- Comune di Vigasio
- Vigasio Location within Italy Vigasio Location within Veneto
- Coordinates: 45°19′N 10°56′E﻿ / ﻿45.317°N 10.933°E
- Country: Italy
- Region: Veneto
- Province: Province of Verona (VR)
- Frazioni: Isolalta, Forette

Area
- • Total: 30.8 km^{2} (11.9 sq mi)
- Elevation: 37 m (121 ft)

Population (Dec. 2004)
- • Total: 7,393
- • Density: 240/km^{2} (622/sq mi)
- Demonym: Vigasiani
- Time zone: UTC+1 (CET)
- • Summer (DST): UTC+2 (CEST)
- Postal code: 37068
- Dialing code: 045
- Website: Official website

= Vigasio =

Vigasio is a comune (municipality) in the Province of Verona in the Italian region Veneto, located about 110 km west of Venice and about 14 km southwest of Verona.
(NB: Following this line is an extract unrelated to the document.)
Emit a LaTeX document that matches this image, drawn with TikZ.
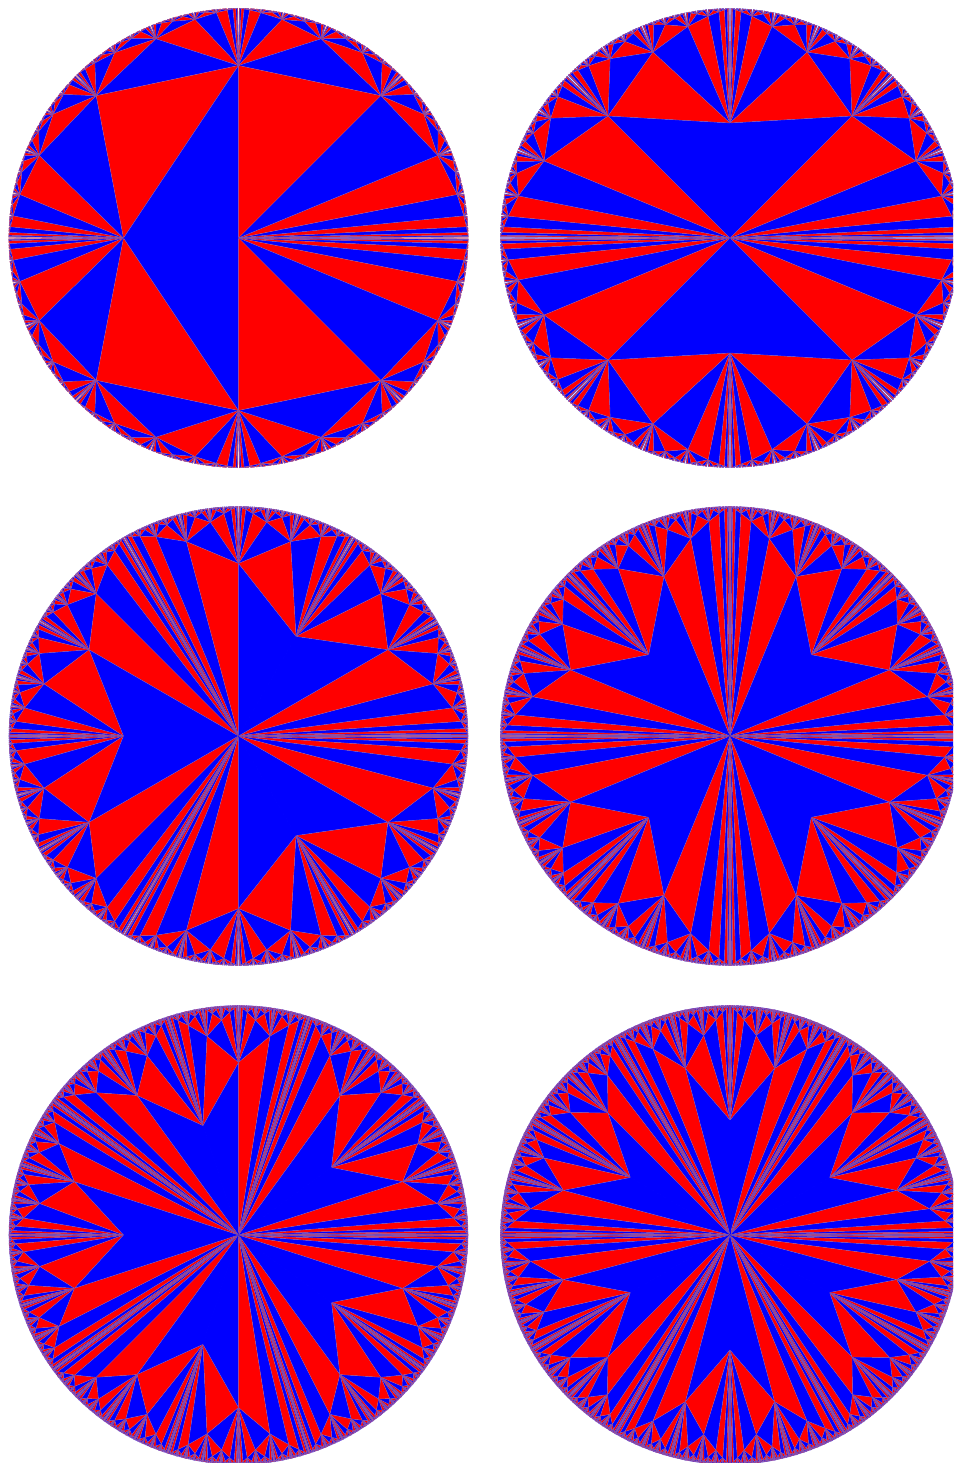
\documentclass[tikz,border=0pt]{standalone}
\makeatletter
\newcommand{\TriOut}[1]{\pgfsys@invoke{#1}}
\makeatother
\newcommand{\ColR}{1 0 0 rg}
\newcommand{\ColB}{0 0 1 rg}
% all coordinates below are integers, in units of 1/50 px, relative to the disc centre
\newcommand{\DiskSub}[8]{%
  % #1 angle a, #2,#3 point a, #4 angle b, #5,#6 point b, #7 level, #8 colour (0 red, 1 blue)
  \ifnum#7>\MaxLevel\relax\else
  \begingroup
    \pgfmathsetmacro\mang{(#1+#4)/2}%
    \pgfmathsetmacro\mrad{11500*(1-1/2^#7)}%
    \pgfmathtruncatemacro\mx{round(\mrad*cos(\mang))}%
    \pgfmathtruncatemacro\my{round(\mrad*sin(\mang))}%
    \pgfmathtruncatemacro\nextlevel{#7+1}%
    \pgfmathsetmacro\areaval{abs((#5/800-#2/800)*(\my/800-#3/800)-(#6/800-#3/800)*(\mx/800-#2/800))}%
    \pgfmathtruncatemacro\stopflag{(#7>2)&&(\areaval<0.0012)?1:0}%
    \pgfmathtruncatemacro\lineflag{(\areaval<0.006)?0:1}%
    \ifnum\stopflag=0\relax
      \ifnum#7=1\relax\def\nextcol{1}\else\pgfmathtruncatemacro\nextcol{1-#8}\fi
      \edef\DoNext{%
        \noexpand\DiskSub{#1}{#2}{#3}{\mang}{\mx}{\my}{\nextlevel}{\nextcol}%
        \noexpand\DiskSub{\mang}{\mx}{\my}{#4}{#5}{#6}{\nextlevel}{\nextcol}%
      }%
      \DoNext
    \fi
    \ifnum#7=2\relax
      \TriOut{0 0 1 RG 40 w #2 #3 m #5 #6 l S \EdgeCol}%
    \fi
    \ifnum#7>1\relax
      \TriOut{\ifnum#8=0 \ColR\else\ColB\fi\space #2 #3 m #5 #6 l \mx\space\my\space l h f}%
      \ifnum\lineflag=1\relax
        \TriOut{#2 #3 m \mx\space\my\space l #5 #6 l S}%
      \fi
    \fi
  \endgroup
  \fi}
\newcommand{\DiskAt}[4]{%
  % centre #1,#2; sectors #3; depth #4
  \TriOut{q 0.99626 0 0 0.99626 0 0 cm 1 0 0 1 #1 -#2 cm 0.02 0 0 0.02 0 0 cm \EdgeCol\space 1 j}%
  \def\MaxLevel{#4}%
  \pgfmathsetmacro\secstep{360/#3}%
  \foreach \k in {1,...,#3}{%
    \pgfmathsetmacro\aa{(\k-1)*\secstep}%
    \pgfmathsetmacro\bb{\k*\secstep}%
    \edef\DoSec{\noexpand\DiskSub{\aa}{0}{0}{\bb}{0}{0}{1}{0}}%
    \DoSec
  }%
  \TriOut{Q}}
\newcommand{\EdgeCol}{0.55 0.38 0.68 RG 16 w}
\begin{document}
\begin{tikzpicture}[x=1pt,y=1pt]
  \useasboundingbox (0,0) rectangle (953,-1463);
  \clip (0,0) rectangle (953,-1463);
  \DiskAt{238.5}{238}{1}{11}
  \DiskAt{730}{238}{2}{10}
  \DiskAt{238.5}{736}{3}{10}
  \DiskAt{730}{736}{4}{10}
  \DiskAt{238.5}{1235}{5}{10}
  \DiskAt{730}{1235}{6}{10}
\end{tikzpicture}
\end{document}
As of 31 December 2004, it had a population of 7,393 and an area of 30.8 km2.

The municipality of Vigasio contains the frazioni (subdivisions, mainly villages and hamlets) Isolalta and Forette.

Vigasio borders the following municipalities: Buttapietra, Castel d'Azzano, Isola della Scala, Nogarole Rocca, Povegliano Veronese, Trevenzuolo, and Villafranca di Verona.

Composer Italo Montemezzi was a native of Vigasio.